Pemkab Bojonegoro menganggarkan pengadaan mobil siaga desa pada APBD perubahan TA 2022, untuk 386 desa, dengan anggaran Rp. 96,5 miliar. Sehingga masing-masing desa mendapatkan alokasi anggaran Rp. 250 juta untuk pengadaan satu unit mobil siaga. Dalam realisasinya, dealer Wuling dan Suzuki ambil inisiasi dengan menawarkan pada para kades jenis Wuling Confero dan Suzuki APV Arena. Bukan itu saja, mereka memberikan diskon atau cashback Rp. 15-20 juta perunit mobil. Hal inilah yang kemudian memicu dugaan adanya suap, gratifikasi dan korupsi dalam proyek mobil siaga desa tersebut.
Proses hukum panjang itu ditingkatkan statusnya menjadi penyidikan pada awal tahun 2024. Puncaknya tanggal 15 Agustus, Kejari Bojonegoro menetapkan dua orang sales bernama Ida dan brand manager PT UMC Surabaya bernama Ivi sebagai tersangka.

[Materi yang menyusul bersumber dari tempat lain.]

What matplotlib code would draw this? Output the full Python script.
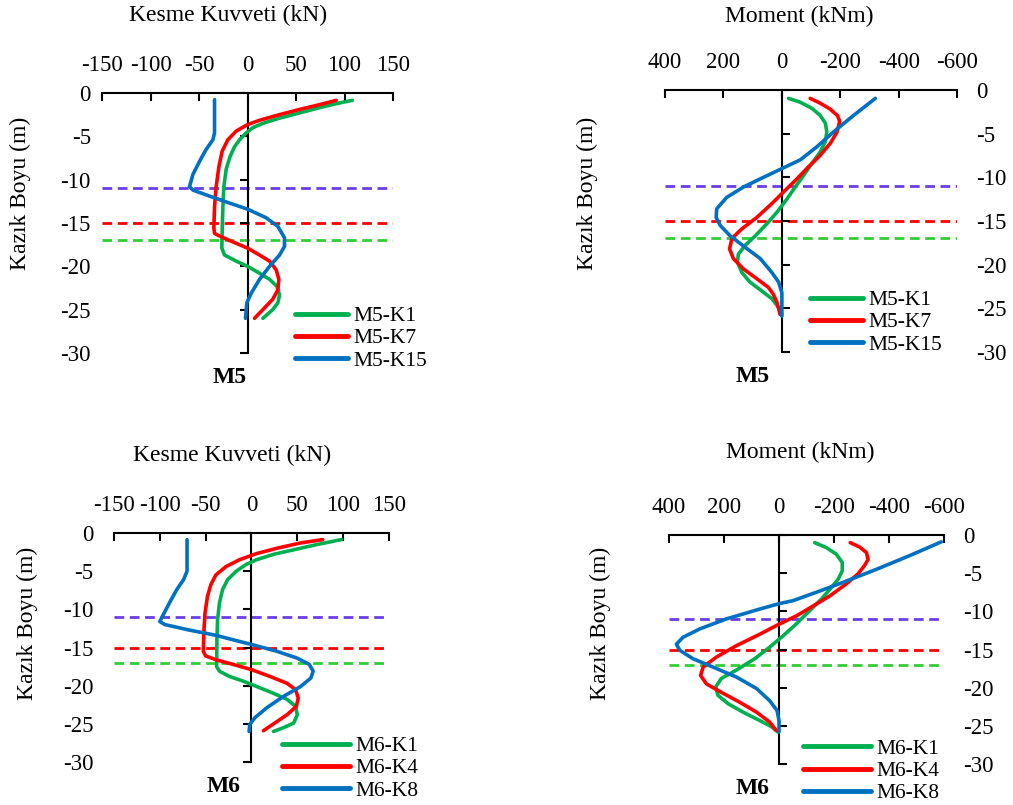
import numpy as np
import matplotlib
matplotlib.use('Agg')
import matplotlib.pyplot as plt

plt.rcParams['font.family'] = ['Liberation Serif', 'DejaVu Serif']
plt.rcParams['axes.unicode_minus'] = False

# ---- data ----
# M5 shear (kN)
d_v5_k1 = [-0.85, -1.15, -1.7, -2.3, -2.9, -3.5, -4.0, -4.6, -5.4, -6.2, -7.3, -8.8, -10.8, -13.1, -15.8,
           -17.9, -18.7, -19.4, -20.0, -20.8, -21.5, -22.3, -23.3, -24.2, -25.0, -26.0]
v5_k1 = [108, 94.8, 74, 53.6, 33, 15.8, 5.5, -1.4, -8.2, -13.4, -17.9, -22, -24.4, -25.4, -26.1,
         -26.5, -23.7, -11.7, 0, 12.4, 22.7, 30.2, 33, 31.3, 26, 15.8]
d_v5_k7 = [-0.85, -1.35, -1.9, -2.5, -3.15, -3.65, -4.4, -5.4, -6.7, -8.5, -10.8, -13.1, -15.6, -16.2,
           -16.5, -17.1, -17.9, -18.7, -19.4, -20.4, -21.5, -22.7, -23.8, -24.8, -26.0]
v5_k7 = [91.4, 74.2, 53.6, 33, 12.4, 0, -11.7, -20.3, -26.1, -29.5, -32.3, -34, -34.7, -34,
         -28.9, -16.8, 0, 12.4, 22.7, 29.5, 32.3, 31.3, 26, 17.5, 7.2]
d_v5_k15 = [-0.77, -4.6, -5.4, -6.5, -7.9, -9.4, -10.8, -11.2, -11.9, -12.7, -13.4, -14.4, -15.4, -16.7,
            -17.7, -18.7, -20.0, -21.5, -23.1, -24.2, -26.0]
v5_k15 = [-34, -34, -35.7, -42.6, -49.5, -56.3, -59.8, -56.3, -39.2, -18.6, 0, 19.2, 31.3, 38.1,
          38.1, 33, 22.7, 12.4, 3.8, -0.7, -2.1]

# M5 moment (kNm)
d_m5_k1 = [-0.96, -1.4, -2.1, -2.9, -3.8, -4.8, -5.9, -7.1, -8.4, -9.8, -11.1, -12.5, -14.0, -15.3,
           -16.7, -17.8, -18.8, -19.7, -20.9, -22.0, -23.0, -23.9, -24.9, -25.7]
m5_k1 = [-23, -63, -103, -131, -149, -154, -149, -131, -103, -74, -46, -17, 17, 51,
         91, 126, 149, 152, 137, 109, 69, 34, 11, 0]
d_m5_k7 = [-0.96, -1.5, -2.2, -2.95, -3.6, -4.8, -6.1, -7.5, -8.8, -10.2, -11.5, -13.0, -14.6, -15.9,
           -17.0, -18.2, -19.3, -20.5, -21.6, -22.6, -23.4, -24.3, -25.7]
m5_k7 = [-97, -131, -166, -191, -198, -189, -166, -131, -91, -51, -11, 34, 86, 137,
         171, 179, 166, 131, 86, 46, 29, 17, 6]
d_m5_k15 = [-0.96, -2.9, -4.8, -6.5, -8.0, -9.0, -10.0, -11.1, -12.3, -13.6, -14.6, -15.5, -16.7, -18.0,
            -19.3, -20.9, -22.0, -23.2, -25.9]
m5_k15 = [-320, -246, -177, -120, -63, 0, 63, 131, 189, 223, 225, 211, 177, 126,
          74, 34, 11, 0, 0]

# M6 shear (kN)
d_v6_k1 = [-0.87, -1.5, -2.2, -2.8, -3.5, -4.1, -5.0, -6.1, -7.4, -9.2, -11.4, -14.0, -17.5, -18.1,
           -18.8, -19.4, -20.1, -21.0, -21.8, -22.7, -23.8, -24.9, -25.5, -26.0]
v6_k1 = [98, 72, 46, 24, 5.5, -5.5, -16.6, -25.9, -31.5, -35, -37, -37.7, -38, -35,
         -24, -9.2, 5.5, 24, 38.9, 48, 50, 46, 35, 24]
d_v6_k4 = [-0.87, -1.3, -2.0, -2.7, -3.5, -4.4, -5.5, -6.8, -8.3, -10.5, -12.7, -15.5, -16.1, -16.6,
           -17.2, -17.9, -18.8, -19.7, -20.5, -21.6, -22.7, -23.8, -24.7, -25.9]
v6_k4 = [77.7, 53.7, 27.8, 5.5, -13, -27.8, -38.9, -44.4, -48, -50.7, -51.8, -52.5, -50, -38.9,
         -20.4, 0, 20.4, 38.9, 48, 51, 49, 38.9, 27.8, 13]
d_v6_k8 = [-0.87, -5.0, -6.1, -7.4, -9.0, -10.7, -11.6, -12.0, -12.7, -13.4, -14.1, -14.6, -15.5, -16.4,
           -17.2, -18.1, -19.0, -20.1, -21.4, -22.9, -24.2, -25.1, -26.0]
v6_k8 = [-70.3, -70.3, -74, -81.4, -88.8, -96.2, -100, -94.4, -68.5, -38.9, -16.6, 0, 27.8, 50,
         62.9, 67.3, 64.8, 53.7, 35, 16.6, 3.7, -1.9, -2.6]

# M6 moment (kNm)
d_m6_k1 = [-1.0, -1.65, -2.5, -3.6, -4.7, -5.8, -6.9, -8.4, -9.9, -11.65, -13.2, -14.7, -16.2, -17.7,
           -18.8, -19.9, -21.0, -22.1, -23.2, -24.3, -25.1, -25.8]
m6_k1 = [-130, -172, -208, -230, -230, -215, -190, -154, -112, -63, -15, 34, 88, 155,
         210, 230, 222, 185, 131, 70, 28, 4]
d_m6_k4 = [-1.0, -1.57, -2.3, -3.2, -4.0, -5.1, -6.4, -8.0, -9.3, -10.6, -11.65, -13.0, -14.5, -16.0,
           -17.3, -18.4, -19.5, -20.6, -21.9, -23.2, -24.5, -25.6]
m6_k4 = [-259, -293, -318, -324, -311, -287, -245, -184, -124, -63, -2, 70, 155, 228,
         276, 285, 264, 210, 143, 82, 34, 10]
d_m6_k8 = [-0.9, -2.7, -4.5, -6.2, -7.5, -8.6, -9.0, -9.7, -11.0, -12.3, -13.4, -14.3, -15.1, -16.2,
           -17.3, -18.6, -20.1, -21.7, -23.0, -24.3, -25.8]
m6_k8 = [-590, -475, -354, -233, -136, -51, 0, 70, 192, 288, 349, 373, 361, 313,
         240, 155, 82, 34, 7, 0, 0]

layer_depths = [-11, -15, -17]
layer_colors = ['#6a3de8', '#ff0000', '#33cc33']
curve_colors = ['#00b050', '#ff0000', '#0070c0']
depth_ticks = [0, -5, -10, -15, -20, -25, -30]
shear_ticks = [-150, -100, -50, 0, 50, 100, 150]
moment_ticks = [400, 200, 0, -200, -400, -600]

fig = plt.figure(figsize=(10.13, 8.05), dpi=100)


def panel(rect, xlim, xticks, title, title_xy, ylab_xy, ylabel_side, ylab_pad, tag, tag_xy,
          curves, labels, leg_xy, handlelen):
    ax = fig.add_axes(rect)
    ax.set_xlim(*xlim)
    ax.set_ylim(-30, 0)
    for d, c in zip(layer_depths, layer_colors):
        ax.axhline(d, color=c, ls=(0, (3.5, 2)), lw=2, zorder=1)
    for (dep, val), col, lab in zip(curves, curve_colors, labels):
        ax.plot(val, dep, color=col, lw=2.6, label=lab, zorder=3,
                solid_joinstyle='round', solid_capstyle='round')

    ax.spines['right'].set_visible(False)
    ax.spines['bottom'].set_visible(False)
    ax.spines['left'].set_position(('data', 0))
    ax.spines['left'].set_linewidth(1.5)
    ax.spines['top'].set_linewidth(1.5)
    ax.xaxis.tick_top()
    ax.set_xticks(xticks)
    ax.set_yticks(depth_ticks)
    ax.tick_params(axis='x', direction='in', length=6, width=1.5, pad=12, labelsize=16.5)
    ax.tick_params(axis='y', direction='out' if ylabel_side == 'left' else 'in',
                   length=6, width=1.5, labelleft=False)

    sec = ax.secondary_yaxis(ylabel_side)
    sec.set_yticks(depth_ticks)
    for s in sec.spines.values():
        s.set_visible(False)
    sec.tick_params(length=0, labelsize=16.5, pad=ylab_pad)

    ax.text(title_xy[0], title_xy[1], title, transform=ax.transAxes,
            ha='center', va='center', fontsize=17)
    ax.text(ylab_xy[0], ylab_xy[1], 'Kazık Boyu (m)', transform=ax.transAxes,
            ha='center', va='center', rotation=90, fontsize=17)
    ax.text(tag_xy[0], tag_xy[1], tag, transform=ax.transAxes,
            ha='center', va='center', fontsize=17, fontweight='bold')
    leg = ax.legend(loc='upper left', bbox_to_anchor=leg_xy, frameon=False, fontsize=15.5,
                    borderpad=0, borderaxespad=0, labelspacing=0.1, handlelength=handlelen,
                    handletextpad=0.25)
    for h in leg.legend_handles:
        h.set_linewidth(3.5)
    return ax


panel([0.1007, 0.5615, 0.2873, 0.323], (-150, 150), shear_ticks, 'Kesme Kuvveti (kN)',
      (0.433, 1.30), (-0.282, 0.615), 'left', 8, 'M5', (0.44, -0.096),
      [(d_v5_k1, v5_k1), (d_v5_k7, v5_k7), (d_v5_k15, v5_k15)],
      ['M5-K1', 'M5-K7', 'M5-K15'], (0.663, 0.18), 2.45)

panel([0.6565, 0.5627, 0.2883, 0.3255], (400, -600), moment_ticks, 'Moment (kNm)',
      (0.46, 1.279), (-0.267, 0.607), 'right', 14, 'M5', (0.30, -0.095),
      [(d_m5_k1, m5_k1), (d_m5_k7, m5_k7), (d_m5_k15, m5_k15)],
      ['M5-K1', 'M5-K7', 'M5-K15'], (0.497, 0.236), 2.45)

panel([0.1125, 0.0534, 0.2715, 0.2845], (-150, 150), shear_ticks, 'Kesme Kuvveti (kN)',
      (0.43, 1.34), (-0.316, 0.607), 'left', 15, 'M6', (0.40, -0.109),
      [(d_v6_k1, v6_k1), (d_v6_k4, v6_k4), (d_v6_k8, v6_k8)],
      ['M6-K1', 'M6-K4', 'M6-K8'], (0.611, 0.113), 3.16)

panel([0.6604, 0.0509, 0.2715, 0.2845], (400, -600), moment_ticks, 'Moment (kNm)',
      (0.476, 1.362), (-0.251, 0.616), 'right', 14, 'M6', (0.305, -0.105),
      [(d_m6_k1, m6_k1), (d_m6_k4, m6_k4), (d_m6_k8, m6_k8)],
      ['M6-K1', 'M6-K4', 'M6-K8'], (0.487, 0.11), 3.16)

fig.savefig('out.png', dpi=100)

Tanggal 19 Agustus, menyusul dua tersangka baru ditetapkan kembali, yakni Hs seorang ASN asal Magetan dan IK seorang brand manager PT UMC Bojonegoro, dan terakhir tanggal 20 Agustus, kembali ditetapkan tersangka yakni AW yang merupakan kades Wotan Kecamatan Sumberrejo Bojonegoro.
Anehnya, mereka semua yang sudah ditetapkan sebagai tersangka bukan unsur dari penyelenggara negara, padahal ketika dalam pelaksanaan sebuah proyek bermasalah hukum, maka seharusnya yang bertanggung jawab pertama ya mengajukan dan memerintahkan munculnya proyek mobil siaga desa tersebut. Dan kalau dalam proses pengadaan muncul dugaan gratifikasi atau korupsi, maka prosesnya tetap saja harus dari atas ke bawah, sebagaimana proses anggarannya muncul.
“Kalau ada unsur korupsi dalam proyek tersebut, maka kerugian negara itu ada pada pengelolaan keuangan daerah. Aneh kalau dalam proses ini melekat pada keuangan perusahaan penyedia mobil. Sehingga sangat wajar, kalau banyak pihak terus mendesak penyidik kejaksaan untuk memanggil dan memeriksa Anna Mu’awanah, mantan Bupati Bojonegoro 2018-2023 dan Nurul Azizah, sekda hingga saat ini. Mereka yang paling paham soal proses proyek pengadaan mobil siaga tersebut dilakukan ,” tambah mantan Dosen Universitas Riau Kepulauan (Unrika) Batam yang kini ingin fokus di Jawa Timur tersebut.